Wisdom, Knowledge & Understanding
Core Insight
If you miss the Creator, you have missed the point of everything Proverbs is pointing toward.
Background
Three goals this week: understand how wisdom, knowledge, and understanding differ and relate; grasp how aggressively Proverbs commands us to pursue all three; and anchor everything in Christ — without him, all wisdom is folly.
Knowledge is what you have. Understanding is what you do with it. Wisdom is who you become because of it. All three flow from the same source — God himself (Proverbs 2:6).
Does not wisdom call out? Does not understanding raise her voice? … 'Choose my instruction instead of silver, knowledge rather than choice gold, for wisdom is more precious than rubies, and nothing you desire can compare with her.'
- How would you have defined wisdom, knowledge, and understanding differently at 25 than you would today? What changed?
- On honest self-assessment — how actively are you pursuing wisdom and understanding right now? What does that pursuit actually look like in your week?
- Can you think of someone highly educated or intelligent who lacked wisdom? What did that look like?
All three named; fear of the Lord the beginning
All three come from the mouth of God
The wise never graduate; wisdom compounds
Eight active verbs: this is labor, not leisure
Get wisdom though it cost you all you have
The discerning heart acquires knowledge
Apply your heart to instruction
Lean not on your own understanding
A way that seems right ends in death
Those who trust themselves are fools
Led astray step by step (Judah's pattern)
Can a man scoop fire into his lap?
Faithfulness Joseph guarded at great cost
Wisdom saves from the adulteress
All treasures of wisdom hidden in Christ
The foolishness of God is wiser than human wisdom
Fear God and keep his commandments: the destination
- If wisdom ultimately comes from God (Prov 2:6), what does human effort in pursuing it accomplish? Why does Proverbs demand both?
- Proverbs 4:7 says get wisdom though it costs everything. What has the pursuit of wisdom actually cost you — in time, comfort, pride, or certainty?
- Of the eight verbs in Prov 2:1–4 — accept, store up, turn, apply, call out, cry aloud, look, search — which best describes your current posture? Which is missing?
- 1 Corinthians 1:25 says the foolishness of God is wiser than human wisdom. Where have you had to abandon your own wisdom and trust God's?

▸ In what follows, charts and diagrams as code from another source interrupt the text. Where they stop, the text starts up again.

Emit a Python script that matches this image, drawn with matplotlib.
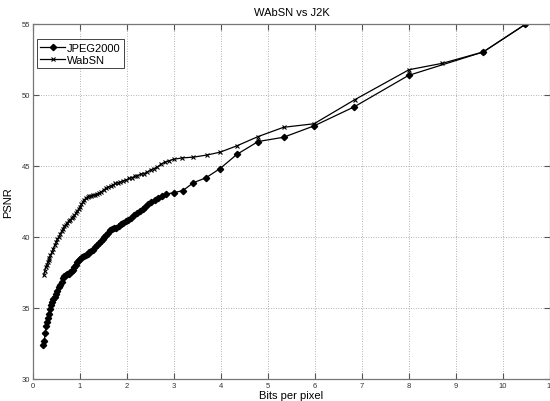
import matplotlib
matplotlib.use("Agg")
import matplotlib.pyplot as plt

plt.rcParams['font.family'] = ['Liberation Sans', 'DejaVu Sans']

# JPEG2000 rate / PSNR
j2k_bpp = [0.22, 0.24, 0.26, 0.28, 0.30, 0.32, 0.34, 0.36, 0.38, 0.40,
           0.43, 0.46, 0.49, 0.52, 0.55, 0.58, 0.61, 0.64, 0.67, 0.70,
           0.73, 0.76, 0.79, 0.82, 0.85, 0.88, 0.91, 0.94, 0.97, 1.00,
           1.04, 1.08, 1.12, 1.16, 1.20, 1.24, 1.28, 1.32, 1.36, 1.40,
           1.44, 1.48, 1.52, 1.56, 1.60, 1.64, 1.68, 1.72, 1.77, 1.82,
           1.87, 1.92, 1.97, 2.03, 2.09, 2.15, 2.21, 2.27, 2.33, 2.39,
           2.45, 2.52, 2.59, 2.66, 2.74, 2.82, 2.99, 3.19, 3.41, 3.68,
           3.98, 4.34, 4.79, 5.33, 5.98, 6.84, 7.99, 9.58, 10.47]
j2k_psnr = [32.4, 32.7, 33.2, 33.7, 34.0, 34.3, 34.6, 34.9, 35.2, 35.4,
            35.6, 35.8, 36.0, 36.2, 36.45, 36.6, 36.85, 37.1, 37.25, 37.3,
            37.35, 37.4, 37.5, 37.6, 37.7, 37.85, 38.05, 38.25, 38.4, 38.45,
            38.55, 38.65, 38.7, 38.8, 38.9, 39.0, 39.1, 39.25, 39.4, 39.55,
            39.7, 39.85, 40.0, 40.15, 40.3, 40.45, 40.55, 40.6, 40.65, 40.75,
            40.9, 41.0, 41.1, 41.2, 41.35, 41.5, 41.65, 41.8, 41.95, 42.1,
            42.3, 42.45, 42.6, 42.75, 42.9, 43.0, 43.1, 43.25, 43.8, 44.15,
            44.8, 45.8, 46.7, 47.0, 47.8, 49.15, 51.35, 53.0, 54.93]

# WabSN rate / PSNR
wab_bpp = [0.23, 0.25, 0.27, 0.29, 0.31, 0.33, 0.35, 0.37, 0.40, 0.43,
           0.46, 0.49, 0.52, 0.55, 0.58, 0.61, 0.64, 0.67, 0.70, 0.73,
           0.76, 0.79, 0.82, 0.85, 0.88, 0.91, 0.94, 0.97, 1.00, 1.03,
           1.06, 1.09, 1.12, 1.16, 1.20, 1.24, 1.28, 1.32, 1.36, 1.40,
           1.45, 1.50, 1.55, 1.60, 1.65, 1.70, 1.75, 1.80, 1.86, 1.92,
           1.98, 2.04, 2.10, 2.16, 2.22, 2.29, 2.36, 2.43, 2.50, 2.57,
           2.64, 2.72, 2.81, 2.90, 2.99, 3.18, 3.41, 3.70, 3.98, 4.34,
           4.79, 5.33, 5.98, 6.85, 8.00, 8.71, 9.58, 10.47]
wab_psnr = [37.3, 37.6, 37.9, 38.0, 38.2, 38.35, 38.5, 38.7, 38.9, 39.15,
            39.4, 39.6, 39.85, 40.0, 40.2, 40.4, 40.55, 40.75, 40.85, 41.0,
            41.1, 41.2, 41.3, 41.4, 41.5, 41.65, 41.8, 41.95, 42.1, 42.3,
            42.45, 42.6, 42.7, 42.8, 42.85, 42.9, 42.92, 42.95, 43.0, 43.05,
            43.15, 43.3, 43.4, 43.5, 43.55, 43.65, 43.75, 43.8, 43.85, 43.95,
            44.0, 44.1, 44.15, 44.25, 44.3, 44.4, 44.45, 44.55, 44.7, 44.8,
            44.9, 45.1, 45.25, 45.35, 45.45, 45.55, 45.6, 45.75, 45.95, 46.4,
            47.05, 47.7, 47.95, 49.65, 51.75, 52.2, 53.0, 54.93]

x_ticks = list(range(0, 12))
y_ticks = [30, 35, 40, 45, 50, 55]

fig = plt.figure(figsize=(5.5, 4.02), dpi=100)
ax = fig.add_axes([33 / 550, 22 / 402, 517 / 550, 355.5 / 402])

ax.plot(j2k_bpp, j2k_psnr, color='black', linewidth=0.9, marker='D',
        markersize=3.2, label='JPEG2000')
ax.plot(wab_bpp, wab_psnr, color='black', linewidth=0.9, marker='x',
        markersize=3.3, markeredgewidth=0.8, label='WabSN')

ax.set_xlim(0, 11)
ax.set_ylim(30, 55)
ax.set_xticks(x_ticks)
ax.set_yticks(y_ticks)
ax.grid(True, linestyle=(0, (1, 2)), color='#999999', linewidth=0.6)
ax.tick_params(direction='in', top=True, right=True, length=4,
               labelsize=5.5, labelcolor='#333333', color='#555555', pad=2)
for s in ax.spines.values():
    s.set_color('#777777')
    s.set_linewidth(0.9)

ax.set_title('WAbSN vs J2K', fontsize=8, pad=6)
ax.set_xlabel('Bits per pixel', fontsize=8, labelpad=1)
ax.set_ylabel('PSNR', fontsize=8, labelpad=6)

leg = ax.legend(loc='upper left', bbox_to_anchor=(0.008, 0.955), fontsize=8,
                fancybox=False, edgecolor='#444444', framealpha=1,
                handlelength=2.2, handletextpad=0.2, borderpad=0.3,
                labelspacing=0.2, borderaxespad=0)
leg.get_frame().set_linewidth(0.7)

fig.savefig('out.png', dpi=100)
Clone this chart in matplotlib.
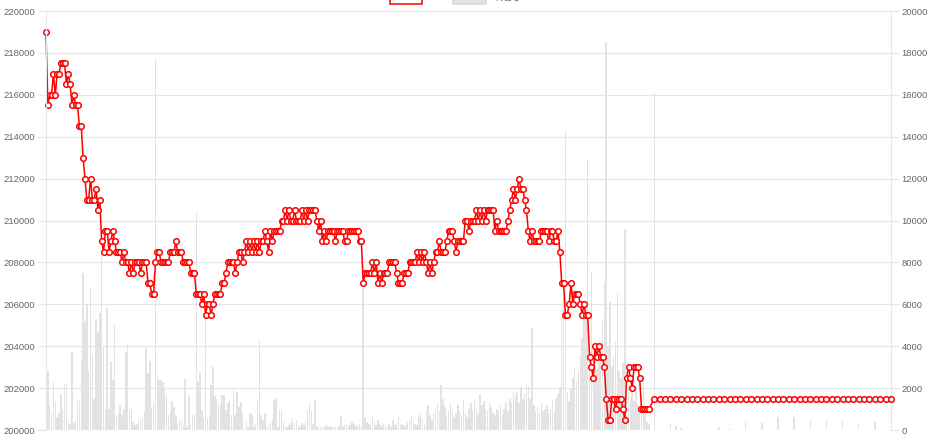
#!/usr/bin/env python3

import numpy as np
import matplotlib

matplotlib.use("Agg")
import matplotlib.pyplot as plt
from matplotlib.patches import Rectangle

# price per tick (steps of 500)
price_open = [219000, 215500, 216000, 216000, 217000, 216000, 217000, 217000, 217500, 217500,
              217500, 216500, 217000, 216500, 215500, 216000, 215500, 215500]
price_drop = [214500, 214500, 213000, 212000, 211000, 211000, 212000, 211000, 211000, 211500,
              210500, 211000, 209000, 208500, 209500, 209500, 208500, 209000, 209500, 209000,
              208500, 208500, 208500, 208000, 208500, 208000, 208000, 207500, 208000, 207500,
              208000, 208000, 208000, 207500, 208000, 208000, 208000, 207000, 207000, 206500,
              206500, 208000, 208500, 208500]
price_mid = [208000, 208000, 208000, 208000, 208000, 208500, 208500, 208500, 209000, 208500,
             208500, 208500, 208000, 208000, 208000, 208000, 207500, 207500, 207500, 206500,
             206500, 206500, 206000, 206500, 205500, 206000, 206000, 205500, 206000, 206500,
             206500, 206500, 206500, 207000, 207000, 207500, 208000, 208000, 208000, 208000,
             207500, 208000, 208500, 208500, 208000, 208500, 209000, 208500, 209000, 208500,
             209000, 208500, 209000, 208500, 209000, 209000, 209500, 209000, 208500, 209500,
             209000, 209500, 209500, 209500, 209500, 210000, 210000, 210500, 210000, 210500,
             210000, 210000, 210500, 210000, 210000, 210000, 210500, 210000, 210500, 210000,
             210500, 210500, 210500, 210500, 210000, 209500, 210000, 209000, 209500, 209000,
             209500, 209500, 209500, 209500]
price_late = [209000, 209500, 209500, 209500, 209500, 209000, 209000, 209500, 209500, 209500,
              209500, 209500, 209500, 209000, 209000, 207000, 207500, 207500, 207500, 207500,
              208000, 207500, 208000, 207000, 207500, 207000, 207500, 207500, 207500, 208000,
              208000, 208000, 208000, 207500, 207000, 207000, 207000, 207500, 207500, 207500,
              208000, 208000, 208000, 208000, 208500, 208000, 208500, 208000, 208500, 208000,
              207500, 208000, 207500, 208000, 208500, 208500, 209000, 208500, 208500, 208500,
              209000, 209500, 209500, 209500, 209000, 208500, 209000, 209000, 209000, 209000,
              210000, 210000, 209500, 210000, 210000, 210000, 210500, 210000, 210500, 210000,
              210500, 210000, 210500, 210500, 210500, 210500, 209500, 210000, 209500, 209500,
              209500, 209500, 209500, 210000, 210500, 211000, 211500, 211000, 211500, 212000,
              211500, 211500, 211000, 210500]
price_fall = [209500, 209000, 209500, 209000, 209000, 209000, 209000, 209500, 209500, 209500,
              209500, 209000, 209500, 209500, 209000, 209000, 209500, 208500, 207000, 207000,
              205500, 205500, 206000, 207000, 206000, 206500, 206500, 206500, 206000, 205500,
              206000, 205500, 205500, 203500, 203000, 202500, 204000, 203500, 204000, 203500,
              203500, 203000, 201500, 200500, 200500, 201500, 201500, 201000, 201500, 201500,
              201500, 201000, 200500, 202500, 203000, 202500, 202000, 203000, 203000, 203000,
              202500, 201000, 201000, 201000, 201000, 201000]
price_tail = [201500] * 45

# volume per tick (right axis)
vol_open = [10200, 2800, 1200, 800, 2300, 1400, 600, 800, 1700, 950,
            2200, 2200, 400, 300, 3700, 350, 500, 1500]
vol_drop = [1400, 3400, 7500, 5200, 6000, 2800, 6800, 3600, 1500, 5300,
            4700, 5600, 8500, 4000, 950, 5800, 1000, 3300, 2400, 5000,
            700, 800, 1200, 700, 1000, 3700, 4100, 900, 1000, 400,
            250, 300, 400, 500, 600, 900, 3900, 2700, 3300, 1100,
            1300, 17700, 2600, 2400]
vol_mid = [2400, 2300, 2000, 1700, 700, 870, 1400, 1100, 700, 300,
           500, 480, 250, 2450, 160, 1600, 250, 700, 750, 10400,
           2300, 2700, 950, 550, 6200, 550, 630, 2150, 3000, 1600,
           1500, 1300, 1200, 1670, 1670, 950, 1270, 1430, 700, 1900,
           700, 1830, 1100, 1350, 800, 100, 480, 160, 800, 700,
           160, 300, 1430, 4300, 700, 480, 800, 150, 200, 400,
           480, 1430, 1500, 160, 950, 950, 400, 160, 160, 250,
           350, 560, 320, 480, 250, 160, 320, 250, 400, 950,
           1340, 950, 300, 1430, 160, 200, 120, 160, 120, 250,
           160, 130, 200, 150]
vol_late = [130, 160, 200, 670, 160, 250, 300, 200, 250, 400,
            300, 200, 250, 300, 200, 6800, 600, 400, 300, 250,
            700, 400, 250, 500, 300, 200, 350, 250, 150, 300,
            200, 500, 250, 350, 600, 250, 300, 200, 250, 400,
            500, 700, 400, 300, 250, 600, 800, 500, 300, 900,
            1200, 700, 500, 800, 1000, 1300, 900, 2150, 1500, 1100,
            700, 900, 1300, 1000, 600, 800, 1200, 900, 700, 1500,
            800, 600, 1000, 1300, 900, 1500, 1100, 800, 1700, 1200,
            1400, 1000, 900, 1300, 1100, 800, 700, 1000, 900, 1200,
            700, 1000, 1300, 900, 1500, 1300, 1800, 1600, 1800, 1300,
            2050, 1500, 1700, 2150]
vol_fall = [2100, 1500, 4870, 1200, 900, 1100, 800, 1300, 900, 1000,
            1200, 800, 1000, 1400, 900, 1500, 1700, 2050, 5400, 6350,
            14300, 1800, 1400, 2000, 2500, 3000, 2300, 2800, 3600, 4400,
            5900, 5500, 12900, 4200, 7500, 4000, 3500, 2900, 3300, 3800,
            5200, 7000, 18500, 4000, 6100, 3000, 3500, 4200, 6500, 2800,
            2500, 3200, 9600, 2600, 2200, 1500, 1900, 1400, 2000, 1200,
            800, 1600, 2400, 700, 400, 300]
vol_tail = [16100, 0, 0, 300, 200, 100, 0, 0, 0, 0,
            0, 0, 150, 0, 80, 0, 0, 400, 0, 0,
            350, 0, 0, 600, 0, 0, 600, 0, 0, 500,
            0, 0, 500, 0, 0, 450, 0, 0, 300, 0,
            0, 400, 0, 0, 0]

legend_labels = ["价", "成交"]


def main():
	plt.rcParams["font.family"] = ["Liberation Sans", "Noto Sans CJK SC", "DejaVu Sans"]

	dense_p = price_open + price_drop + price_mid + price_late + price_fall
	dense_v = vol_open + vol_drop + vol_mid + vol_late + vol_fall
	if len(dense_p) != len(dense_v) or len(price_tail) != len(vol_tail):
		raise ValueError(f"length mismatch {len(dense_p)} {len(dense_v)} {len(price_tail)} {len(vol_tail)}")

	# dense ticks one unit apart, the quiet tail is sampled more sparsely
	x_dense = np.arange(len(dense_p))
	x_tail = x_dense[-1] + 2.9 * np.arange(1, len(price_tail) + 1)
	x = np.concatenate([x_dense, x_tail])
	price = dense_p + price_tail
	volume = dense_v + vol_tail

	fig = plt.figure(figsize=(9.37, 4.48), dpi=100)
	ax = fig.add_axes([46 / 937, 18 / 448, 845 / 937, 419 / 448])
	ax2 = ax.twinx()

	grid_c = "#e6e6e6"
	ax2.bar(x, volume, width=0.8, color="#e3e3e3", linewidth=0)
	ax2.set_ylim(0, 20000)
	ax2.set_yticks(range(0, 20001, 2000))
	ax2.grid(axis="y", color=grid_c, linewidth=0.8)
	ax2.set_axisbelow(True)

	ax.plot(x, price, color="#ff0000", linewidth=1.1, marker="o", markersize=4,
	        markerfacecolor="white", markeredgecolor="#ff0000", markeredgewidth=1.1, clip_on=False)
	ax.set_ylim(200000, 220000)
	ax.set_yticks(range(200000, 220001, 2000))
	ax.set_xlim(x[0], x[-1])
	ax.set_xticks([])
	ax.set_zorder(ax2.get_zorder() + 1)
	ax.patch.set_visible(False)

	for a in (ax, ax2):
		for s in a.spines.values():
			s.set_visible(False)
		a.tick_params(axis="y", length=6, width=0.8, color=grid_c, labelcolor="#666666",
		              labelsize=6.8, pad=1.5)
	ax.spines["left"].set_visible(True)
	ax.spines["left"].set_color(grid_c)
	ax2.spines["right"].set_visible(True)
	ax2.spines["right"].set_color(grid_c)

	# legend sits above the top edge and is mostly cut off, as in the source
	fig.add_artist(Rectangle((390 / 937, 1 - 4 / 448), 32 / 937, 10 / 448, transform=fig.transFigure,
	                         facecolor="white", edgecolor="#ff0000", linewidth=1.1))
	fig.add_artist(Rectangle((453 / 937, 1 - 4 / 448), 33 / 937, 10 / 448, transform=fig.transFigure,
	                         facecolor="#e3e3e3", edgecolor="#d6d6d6", linewidth=1.1))
	fig.text(431 / 937, 1 - 3 / 448, legend_labels[0], fontsize=8.6, color="#666666", va="bottom")
	fig.text(496 / 937, 1 - 3 / 448, legend_labels[1], fontsize=8.6, color="#666666", va="bottom")

	fig.savefig("out.png", dpi=100)


if __name__ == "__main__":
	main()
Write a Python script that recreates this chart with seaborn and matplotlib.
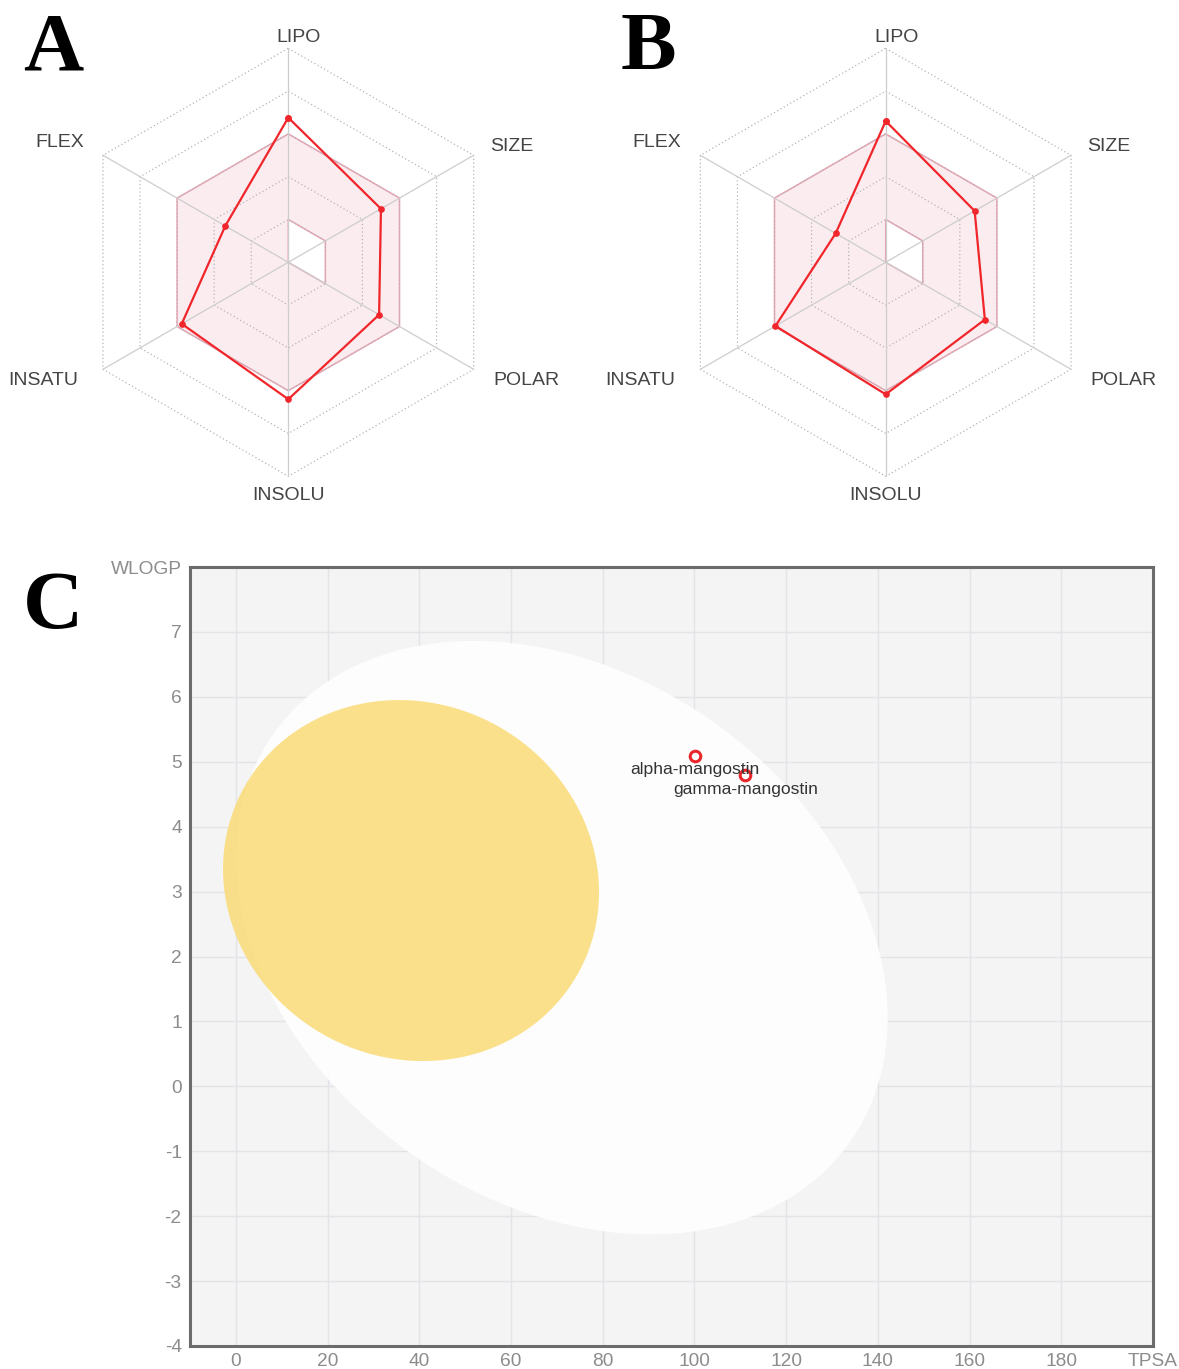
import numpy as np
import pandas as pd
import matplotlib
matplotlib.use("Agg")
import matplotlib.pyplot as plt
import seaborn as sns
from matplotlib.patches import Ellipse, PathPatch
from matplotlib.path import Path

sns.set_theme(style="white")
plt.rcParams["font.family"] = ["Liberation Sans", "DejaVu Sans"]

# ---- bioavailability radar data (normalised 0..1 along each axis) ----
radar_axes = ["LIPO", "SIZE", "POLAR", "INSOLU", "INSATU", "FLEX"]
alpha_radar = [0.676, 0.50, 0.49, 0.64, 0.575, 0.34]
gamma_radar = [0.66, 0.48, 0.535, 0.617, 0.595, 0.27]
optimal_outer = [0.6, 0.6, 0.6, 0.6, 0.6, 0.6]
optimal_inner = [0.2, 0.2, 0.2, 0.0, 0.0, 0.0]
ring_levels = [0.2, 0.4, 0.6, 0.8, 1.0]

# ---- BOILED-Egg data ----
compounds = ["alpha-mangostin", "gamma-mangostin"]
tpsa = [100.13, 111.13]
wlogp = [5.09, 4.79]
hia_center = (71.1, 2.29)
hia_size = (142.1, 8.8)
hia_angle = -1.0
bbb_center = (38.2, 3.17)
bbb_size = (82.0, 5.55)
bbb_angle = -0.25
x_ticks = [0, 20, 40, 60, 80, 100, 120, 140, 160, 180, 200]
x_tick_labels = ["0", "20", "40", "60", "80", "100", "120", "140", "160", "180", "TPSA"]
y_ticks = [-4, -3, -2, -1, 0, 1, 2, 3, 4, 5, 6, 7, 8]
y_tick_labels = ["-4", "-3", "-2", "-1", "0", "1", "2", "3", "4", "5", "6", "7", "WLOGP"]

W, H = 1179, 1369
fig = plt.figure(figsize=(W / 100, H / 100), dpi=100)
fig.patch.set_facecolor("white")

# label placement around the radar, in units of the outer radius
label_offsets = [(0.05, 1.051), (1.042, 0.542), (1.112, -0.551),
                 (0.0, -1.089), (-1.145, -0.551), (-1.07, 0.561)]


def spokes_xy(values):
    ang = np.deg2rad(90 - 60 * np.arange(len(values)))
    v = np.asarray(values, dtype=float)
    return v * np.cos(ang), v * np.sin(ang)


def draw_radar(ax, values):
    n = len(radar_axes)
    # optimal range band
    ox, oy = spokes_xy(optimal_outer)
    ix, iy = spokes_xy(optimal_inner)
    verts = list(zip(ox, oy)) + [(ox[0], oy[0])]
    verts += list(zip(ix[::-1], iy[::-1])) + [(ix[-1], iy[-1])]
    codes = ([Path.MOVETO] + [Path.LINETO] * (n - 1) + [Path.CLOSEPOLY]) * 2
    band = PathPatch(Path(verts, codes), facecolor="#f7d5df", alpha=0.45,
                     edgecolor="none", zorder=1)
    ax.add_patch(band)
    edge = PathPatch(Path(verts, codes), facecolor="none",
                     edgecolor="#e9a3b3", lw=1.1, zorder=1.5)
    ax.add_patch(edge)
    # rings
    for lv in ring_levels:
        rx, ry = spokes_xy([lv] * n)
        ax.plot(np.r_[rx, rx[0]], np.r_[ry, ry[0]], color="#b5b5b5",
                lw=0.9, ls=(0, (1, 2)), zorder=2)
    # spokes
    sx, sy = spokes_xy([1.0] * n)
    for x, y in zip(sx, sy):
        ax.plot([0, x], [0, y], color="#cdcdcd", lw=0.9, zorder=2)
    # compound profile
    px, py = spokes_xy(values)
    ax.plot(np.r_[px, px[0]], np.r_[py, py[0]], color="#f0262b", lw=1.6,
            marker="o", ms=3.8, zorder=3)
    for name, (dx, dy) in zip(radar_axes, label_offsets):
        ax.text(dx, dy, name, ha="center", va="center", fontsize=14,
                color="#444444")
    lim = 250 / 214
    ax.set_xlim(-lim, lim)
    ax.set_ylim(-lim, lim)
    ax.axis("off")


def radar_axes_at(cx, cy, half=250):
    return fig.add_axes([(cx - half) / W, (H - cy - half) / H,
                         2 * half / W, 2 * half / H])


axA = radar_axes_at(288.3, 262.3)
draw_radar(axA, alpha_radar)
axB = radar_axes_at(885.7, 262.3)
draw_radar(axB, gamma_radar)

# ---- BOILED-Egg panel ----
axC = fig.add_axes([190 / W, 23 / H, 963 / W, 779 / H])
axC.set_facecolor("#f4f4f4")
axC.set_xlim(-10, 200)
axC.set_ylim(-4, 8)
axC.set_axisbelow(True)
axC.grid(True, color="#e1e4e8", lw=1.0)
axC.add_patch(Ellipse(hia_center, hia_size[0], hia_size[1], angle=hia_angle,
                      facecolor="white", alpha=0.9, edgecolor="none", zorder=1))
axC.add_patch(Ellipse(bbb_center, bbb_size[0], bbb_size[1], angle=bbb_angle,
                      facecolor="#fbdb78", alpha=0.85, edgecolor="none", zorder=2))

df = pd.DataFrame({"name": compounds, "TPSA": tpsa, "WLOGP": wlogp})
sns.scatterplot(data=df, x="TPSA", y="WLOGP", ax=axC, s=58, color="white",
                edgecolor="#e8262b", linewidth=2.2, zorder=5, legend=False)
for name, x, y in zip(compounds, tpsa, wlogp):
    axC.annotate(name, (x, y), xytext=(0, -10), textcoords="offset points",
                 ha="center", va="center", fontsize=12.6, color="#333333",
                 zorder=6)

axC.set_xticks(x_ticks)
axC.set_xticklabels(x_tick_labels)
axC.set_yticks(y_ticks)
axC.set_yticklabels(y_tick_labels)
axC.set_xlabel("")
axC.set_ylabel("")
axC.tick_params(axis="both", length=0, labelsize=13.8, labelcolor="#8c8c8c")
axC.tick_params(axis="y", pad=6)
axC.tick_params(axis="x", pad=5)
for sp in axC.spines.values():
    sp.set_visible(True)
    sp.set_color("#6b6b6b")
    sp.set_linewidth(2.2)
    sp.set_zorder(10)

# ---- panel letters ----
for letter, (lx, ly) in zip(["A", "B", "C"], [(53, 69), (648, 69), (53, 628)]):
    fig.text(lx / W, 1 - ly / H, letter, ha="center", va="baseline",
             fontsize=60, fontweight="bold",
             family=["Liberation Serif", "DejaVu Serif"], color="black")

fig.savefig("out.png", dpi=100, facecolor="white")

- Colossians 2:3 says all treasures of wisdom are hidden in Christ. Does that change where you look for wisdom?
- The Preacher spent a lifetime pursuing wisdom and concluded: fear God and keep his commandments. Has your pursuit led you toward God — or toward confidence in your own understanding?
- What is one concrete step this week to pursue wisdom as a man who needs what only God can give — not as an academic exercise?
This week naturally invites careful thinking, but don’t let it remain theoretical. Help the group distinguish between gathering information and living wisely. Proverbs consistently presents wisdom as something that must be sought, received, and applied. Encourage participants to consider where they are relying on their own understanding instead of seeking God’s wisdom. The objective is not simply clearer definitions, but a deeper commitment to pursuing wisdom throughout everyday life.